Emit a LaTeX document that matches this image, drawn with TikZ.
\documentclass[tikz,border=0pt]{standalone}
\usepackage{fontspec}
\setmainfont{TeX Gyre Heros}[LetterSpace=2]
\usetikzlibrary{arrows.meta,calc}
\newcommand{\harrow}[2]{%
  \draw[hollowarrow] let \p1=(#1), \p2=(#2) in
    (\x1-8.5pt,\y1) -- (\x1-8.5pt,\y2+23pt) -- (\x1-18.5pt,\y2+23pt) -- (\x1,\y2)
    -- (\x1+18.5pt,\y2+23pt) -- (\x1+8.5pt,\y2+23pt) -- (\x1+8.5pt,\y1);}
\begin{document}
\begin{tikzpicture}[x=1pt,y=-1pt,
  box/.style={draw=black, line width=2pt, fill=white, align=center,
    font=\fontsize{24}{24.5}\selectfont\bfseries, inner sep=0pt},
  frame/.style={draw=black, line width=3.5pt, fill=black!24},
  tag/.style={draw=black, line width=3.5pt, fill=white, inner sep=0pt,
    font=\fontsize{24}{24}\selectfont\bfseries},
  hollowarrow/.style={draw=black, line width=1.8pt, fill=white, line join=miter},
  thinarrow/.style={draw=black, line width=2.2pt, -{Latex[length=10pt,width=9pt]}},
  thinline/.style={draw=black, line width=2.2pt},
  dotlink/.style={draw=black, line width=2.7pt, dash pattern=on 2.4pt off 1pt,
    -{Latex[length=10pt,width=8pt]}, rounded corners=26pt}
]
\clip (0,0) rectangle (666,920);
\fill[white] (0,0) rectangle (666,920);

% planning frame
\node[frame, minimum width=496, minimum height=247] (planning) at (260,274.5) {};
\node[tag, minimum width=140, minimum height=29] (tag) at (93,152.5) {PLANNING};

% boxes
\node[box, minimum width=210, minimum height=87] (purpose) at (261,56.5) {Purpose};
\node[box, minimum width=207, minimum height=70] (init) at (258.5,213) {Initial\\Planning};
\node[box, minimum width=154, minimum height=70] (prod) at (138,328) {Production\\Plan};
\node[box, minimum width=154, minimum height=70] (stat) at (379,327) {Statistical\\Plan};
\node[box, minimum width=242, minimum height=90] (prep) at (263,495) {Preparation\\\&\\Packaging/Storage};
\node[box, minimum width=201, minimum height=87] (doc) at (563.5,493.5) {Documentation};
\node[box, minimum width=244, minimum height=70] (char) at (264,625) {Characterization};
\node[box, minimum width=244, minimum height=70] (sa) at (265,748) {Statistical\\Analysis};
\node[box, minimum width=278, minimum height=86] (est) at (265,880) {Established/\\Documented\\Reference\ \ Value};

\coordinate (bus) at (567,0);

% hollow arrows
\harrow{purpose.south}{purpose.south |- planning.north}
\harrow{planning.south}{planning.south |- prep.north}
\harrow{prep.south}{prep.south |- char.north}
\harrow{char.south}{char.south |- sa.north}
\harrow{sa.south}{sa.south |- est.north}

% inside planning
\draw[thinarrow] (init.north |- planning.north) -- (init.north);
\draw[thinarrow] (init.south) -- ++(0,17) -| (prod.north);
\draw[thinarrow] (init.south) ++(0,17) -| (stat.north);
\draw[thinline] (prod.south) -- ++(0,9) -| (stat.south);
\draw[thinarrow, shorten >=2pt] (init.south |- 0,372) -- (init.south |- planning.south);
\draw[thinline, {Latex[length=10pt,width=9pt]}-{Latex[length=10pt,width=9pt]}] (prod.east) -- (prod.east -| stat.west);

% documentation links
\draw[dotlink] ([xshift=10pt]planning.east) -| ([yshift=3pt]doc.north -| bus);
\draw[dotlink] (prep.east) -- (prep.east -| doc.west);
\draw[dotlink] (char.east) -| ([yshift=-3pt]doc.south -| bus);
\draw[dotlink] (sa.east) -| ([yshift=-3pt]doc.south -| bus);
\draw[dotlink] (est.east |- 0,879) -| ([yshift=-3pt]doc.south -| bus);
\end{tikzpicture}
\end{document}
--------------------
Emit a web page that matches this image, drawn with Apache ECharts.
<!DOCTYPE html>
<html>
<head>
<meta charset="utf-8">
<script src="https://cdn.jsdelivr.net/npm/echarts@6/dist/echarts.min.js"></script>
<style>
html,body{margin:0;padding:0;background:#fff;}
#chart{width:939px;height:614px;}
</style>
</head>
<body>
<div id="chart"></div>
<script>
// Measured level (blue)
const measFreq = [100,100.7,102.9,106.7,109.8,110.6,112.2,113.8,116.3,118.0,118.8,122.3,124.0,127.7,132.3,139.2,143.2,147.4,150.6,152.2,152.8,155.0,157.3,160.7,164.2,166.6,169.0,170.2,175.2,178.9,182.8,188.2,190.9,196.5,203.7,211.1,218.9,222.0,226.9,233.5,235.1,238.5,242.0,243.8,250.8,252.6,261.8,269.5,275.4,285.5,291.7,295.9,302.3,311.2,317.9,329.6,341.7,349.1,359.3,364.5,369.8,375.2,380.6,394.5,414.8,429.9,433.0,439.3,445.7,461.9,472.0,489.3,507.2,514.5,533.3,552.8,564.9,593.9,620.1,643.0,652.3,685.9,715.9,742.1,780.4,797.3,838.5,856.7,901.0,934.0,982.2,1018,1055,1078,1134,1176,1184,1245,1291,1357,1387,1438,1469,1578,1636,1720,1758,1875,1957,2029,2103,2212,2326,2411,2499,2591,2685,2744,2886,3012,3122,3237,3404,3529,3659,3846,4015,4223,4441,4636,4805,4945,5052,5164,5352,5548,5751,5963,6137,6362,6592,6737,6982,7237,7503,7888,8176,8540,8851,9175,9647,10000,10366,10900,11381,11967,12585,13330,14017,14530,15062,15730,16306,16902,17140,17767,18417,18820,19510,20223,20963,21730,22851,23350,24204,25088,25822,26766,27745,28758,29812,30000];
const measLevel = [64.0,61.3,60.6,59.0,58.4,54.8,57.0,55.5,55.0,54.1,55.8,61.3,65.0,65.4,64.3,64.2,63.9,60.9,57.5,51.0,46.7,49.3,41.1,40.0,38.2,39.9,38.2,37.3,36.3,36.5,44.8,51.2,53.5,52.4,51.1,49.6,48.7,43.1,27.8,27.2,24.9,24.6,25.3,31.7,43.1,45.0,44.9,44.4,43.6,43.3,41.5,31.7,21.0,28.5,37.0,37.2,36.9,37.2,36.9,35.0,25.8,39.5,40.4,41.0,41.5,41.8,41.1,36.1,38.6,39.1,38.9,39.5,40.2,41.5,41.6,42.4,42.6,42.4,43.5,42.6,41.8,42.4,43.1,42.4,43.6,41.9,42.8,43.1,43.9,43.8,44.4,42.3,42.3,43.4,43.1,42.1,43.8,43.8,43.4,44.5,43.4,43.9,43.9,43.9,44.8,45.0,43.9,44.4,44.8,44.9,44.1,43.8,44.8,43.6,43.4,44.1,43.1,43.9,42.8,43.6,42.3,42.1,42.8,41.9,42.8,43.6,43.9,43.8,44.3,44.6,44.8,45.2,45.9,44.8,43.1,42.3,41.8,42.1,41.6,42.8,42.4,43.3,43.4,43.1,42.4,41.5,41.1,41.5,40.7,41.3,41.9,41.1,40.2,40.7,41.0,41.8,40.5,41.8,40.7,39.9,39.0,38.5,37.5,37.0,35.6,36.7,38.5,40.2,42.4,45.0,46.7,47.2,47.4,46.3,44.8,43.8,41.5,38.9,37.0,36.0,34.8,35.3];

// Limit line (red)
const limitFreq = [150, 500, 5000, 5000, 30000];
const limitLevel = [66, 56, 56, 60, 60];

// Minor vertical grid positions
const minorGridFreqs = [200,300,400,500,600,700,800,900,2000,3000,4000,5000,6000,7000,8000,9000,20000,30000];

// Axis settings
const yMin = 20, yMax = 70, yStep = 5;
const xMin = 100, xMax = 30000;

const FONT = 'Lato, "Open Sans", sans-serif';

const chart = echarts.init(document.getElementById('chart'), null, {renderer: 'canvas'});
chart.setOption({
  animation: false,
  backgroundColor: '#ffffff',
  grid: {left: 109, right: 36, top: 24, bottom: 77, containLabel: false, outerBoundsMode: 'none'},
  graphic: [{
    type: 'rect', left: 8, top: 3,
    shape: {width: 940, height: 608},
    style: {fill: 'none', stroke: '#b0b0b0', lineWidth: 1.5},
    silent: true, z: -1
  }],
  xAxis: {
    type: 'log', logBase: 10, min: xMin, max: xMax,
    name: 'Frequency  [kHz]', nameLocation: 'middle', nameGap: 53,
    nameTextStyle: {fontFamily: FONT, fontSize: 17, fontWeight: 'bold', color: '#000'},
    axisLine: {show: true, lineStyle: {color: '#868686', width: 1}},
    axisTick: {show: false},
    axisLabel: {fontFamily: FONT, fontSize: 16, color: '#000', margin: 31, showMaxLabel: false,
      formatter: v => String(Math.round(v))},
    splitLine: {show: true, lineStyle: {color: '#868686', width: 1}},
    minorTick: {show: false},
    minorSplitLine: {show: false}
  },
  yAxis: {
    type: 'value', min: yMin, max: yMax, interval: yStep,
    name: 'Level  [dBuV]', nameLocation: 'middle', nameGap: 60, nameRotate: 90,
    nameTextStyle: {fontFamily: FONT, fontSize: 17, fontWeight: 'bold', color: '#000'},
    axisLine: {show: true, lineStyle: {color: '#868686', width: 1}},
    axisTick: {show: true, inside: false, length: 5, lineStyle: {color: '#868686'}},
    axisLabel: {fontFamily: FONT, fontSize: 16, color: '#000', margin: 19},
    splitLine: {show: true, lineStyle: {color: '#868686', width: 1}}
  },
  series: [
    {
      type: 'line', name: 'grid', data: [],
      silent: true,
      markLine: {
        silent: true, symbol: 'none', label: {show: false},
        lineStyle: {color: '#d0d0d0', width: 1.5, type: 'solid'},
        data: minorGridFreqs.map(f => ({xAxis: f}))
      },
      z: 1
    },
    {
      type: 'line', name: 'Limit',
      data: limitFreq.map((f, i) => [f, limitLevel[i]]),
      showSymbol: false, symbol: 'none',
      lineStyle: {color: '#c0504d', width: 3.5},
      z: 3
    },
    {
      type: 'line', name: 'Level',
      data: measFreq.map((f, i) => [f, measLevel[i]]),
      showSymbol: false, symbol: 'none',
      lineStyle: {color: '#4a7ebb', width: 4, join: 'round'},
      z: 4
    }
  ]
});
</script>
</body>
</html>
--------------------
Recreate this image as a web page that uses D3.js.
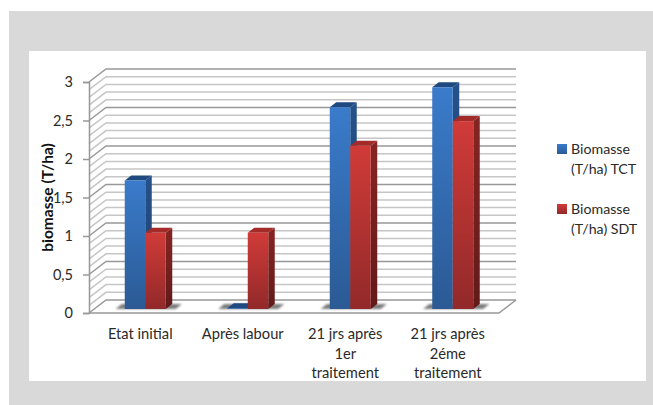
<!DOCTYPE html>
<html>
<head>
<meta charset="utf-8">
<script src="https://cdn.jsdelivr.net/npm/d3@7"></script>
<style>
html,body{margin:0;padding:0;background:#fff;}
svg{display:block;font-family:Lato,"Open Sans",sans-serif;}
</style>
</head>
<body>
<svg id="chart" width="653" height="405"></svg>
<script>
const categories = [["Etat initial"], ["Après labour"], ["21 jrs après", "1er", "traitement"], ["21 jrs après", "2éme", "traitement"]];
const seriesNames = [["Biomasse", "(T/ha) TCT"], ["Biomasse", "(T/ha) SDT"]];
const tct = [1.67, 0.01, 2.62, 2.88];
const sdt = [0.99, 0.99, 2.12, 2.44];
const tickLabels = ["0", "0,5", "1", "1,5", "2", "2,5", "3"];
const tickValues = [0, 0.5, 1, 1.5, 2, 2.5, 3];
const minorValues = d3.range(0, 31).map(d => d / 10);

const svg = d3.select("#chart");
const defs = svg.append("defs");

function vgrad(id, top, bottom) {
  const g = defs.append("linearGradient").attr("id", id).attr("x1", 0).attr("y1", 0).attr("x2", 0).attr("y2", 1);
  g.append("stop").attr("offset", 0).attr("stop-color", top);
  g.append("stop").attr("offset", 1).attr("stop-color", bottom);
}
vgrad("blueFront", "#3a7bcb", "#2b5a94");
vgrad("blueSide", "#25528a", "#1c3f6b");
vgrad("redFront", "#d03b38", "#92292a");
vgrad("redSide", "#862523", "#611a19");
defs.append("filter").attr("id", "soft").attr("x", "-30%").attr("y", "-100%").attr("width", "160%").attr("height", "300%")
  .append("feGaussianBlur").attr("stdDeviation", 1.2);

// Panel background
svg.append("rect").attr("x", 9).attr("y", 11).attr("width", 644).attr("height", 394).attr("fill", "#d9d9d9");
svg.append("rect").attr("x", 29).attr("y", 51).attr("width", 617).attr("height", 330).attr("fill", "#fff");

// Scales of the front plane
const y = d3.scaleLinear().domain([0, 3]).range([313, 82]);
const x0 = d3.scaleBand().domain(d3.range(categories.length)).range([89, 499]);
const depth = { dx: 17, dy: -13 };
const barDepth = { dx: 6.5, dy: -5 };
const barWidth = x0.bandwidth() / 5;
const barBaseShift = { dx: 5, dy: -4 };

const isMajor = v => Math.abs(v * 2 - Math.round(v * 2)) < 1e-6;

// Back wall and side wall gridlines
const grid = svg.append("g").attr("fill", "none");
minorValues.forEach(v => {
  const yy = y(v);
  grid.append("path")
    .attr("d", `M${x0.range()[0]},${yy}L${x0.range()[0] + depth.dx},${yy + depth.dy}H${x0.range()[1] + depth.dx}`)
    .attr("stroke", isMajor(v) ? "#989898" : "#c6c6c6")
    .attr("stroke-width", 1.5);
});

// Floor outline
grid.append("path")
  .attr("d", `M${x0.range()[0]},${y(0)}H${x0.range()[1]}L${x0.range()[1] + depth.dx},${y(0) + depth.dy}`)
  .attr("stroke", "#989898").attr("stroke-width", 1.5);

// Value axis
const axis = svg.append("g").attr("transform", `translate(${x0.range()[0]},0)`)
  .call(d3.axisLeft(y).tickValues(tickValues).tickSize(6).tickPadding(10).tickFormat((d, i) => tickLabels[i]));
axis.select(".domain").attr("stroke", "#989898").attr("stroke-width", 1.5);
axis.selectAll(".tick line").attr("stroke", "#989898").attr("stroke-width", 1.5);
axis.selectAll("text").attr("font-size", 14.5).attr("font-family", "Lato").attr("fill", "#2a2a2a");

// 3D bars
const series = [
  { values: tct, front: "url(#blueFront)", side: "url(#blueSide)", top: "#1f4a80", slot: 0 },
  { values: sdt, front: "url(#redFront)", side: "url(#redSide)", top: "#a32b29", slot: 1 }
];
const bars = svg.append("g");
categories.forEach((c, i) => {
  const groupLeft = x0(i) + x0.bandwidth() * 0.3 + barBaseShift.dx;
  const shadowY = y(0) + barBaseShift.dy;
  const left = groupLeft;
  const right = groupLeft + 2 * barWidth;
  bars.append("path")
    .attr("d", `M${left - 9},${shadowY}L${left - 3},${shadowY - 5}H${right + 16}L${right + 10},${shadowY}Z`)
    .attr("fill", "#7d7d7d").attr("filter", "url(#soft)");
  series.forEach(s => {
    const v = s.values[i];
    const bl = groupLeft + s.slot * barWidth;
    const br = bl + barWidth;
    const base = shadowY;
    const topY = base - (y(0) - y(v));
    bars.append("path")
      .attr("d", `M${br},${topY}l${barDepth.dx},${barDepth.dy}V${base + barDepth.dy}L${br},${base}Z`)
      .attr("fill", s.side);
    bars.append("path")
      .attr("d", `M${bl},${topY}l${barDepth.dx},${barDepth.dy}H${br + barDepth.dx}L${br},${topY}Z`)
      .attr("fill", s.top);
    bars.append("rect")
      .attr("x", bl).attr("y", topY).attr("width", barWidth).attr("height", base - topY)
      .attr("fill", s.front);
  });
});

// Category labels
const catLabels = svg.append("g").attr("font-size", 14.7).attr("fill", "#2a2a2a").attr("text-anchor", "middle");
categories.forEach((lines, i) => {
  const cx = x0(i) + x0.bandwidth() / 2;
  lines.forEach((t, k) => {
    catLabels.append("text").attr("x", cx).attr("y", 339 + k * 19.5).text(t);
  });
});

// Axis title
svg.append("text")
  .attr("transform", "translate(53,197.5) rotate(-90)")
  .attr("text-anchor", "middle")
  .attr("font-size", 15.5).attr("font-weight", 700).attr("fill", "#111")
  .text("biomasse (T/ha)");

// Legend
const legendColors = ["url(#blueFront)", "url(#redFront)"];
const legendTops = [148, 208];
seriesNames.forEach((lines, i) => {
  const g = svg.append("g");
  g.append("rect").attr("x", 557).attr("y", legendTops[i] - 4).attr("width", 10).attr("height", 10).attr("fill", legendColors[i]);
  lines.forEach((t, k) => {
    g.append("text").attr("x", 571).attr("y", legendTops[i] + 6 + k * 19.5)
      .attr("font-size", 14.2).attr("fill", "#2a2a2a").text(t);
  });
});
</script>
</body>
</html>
--------------------
Given problem: Where a line holds "image", copy that line.

The result:
Emit a LaTeX document that matches this image, drawn with TikZ.
Emit a web page that matches this image, drawn with Apache ECharts.
Recreate this image as a web page that uses D3.js.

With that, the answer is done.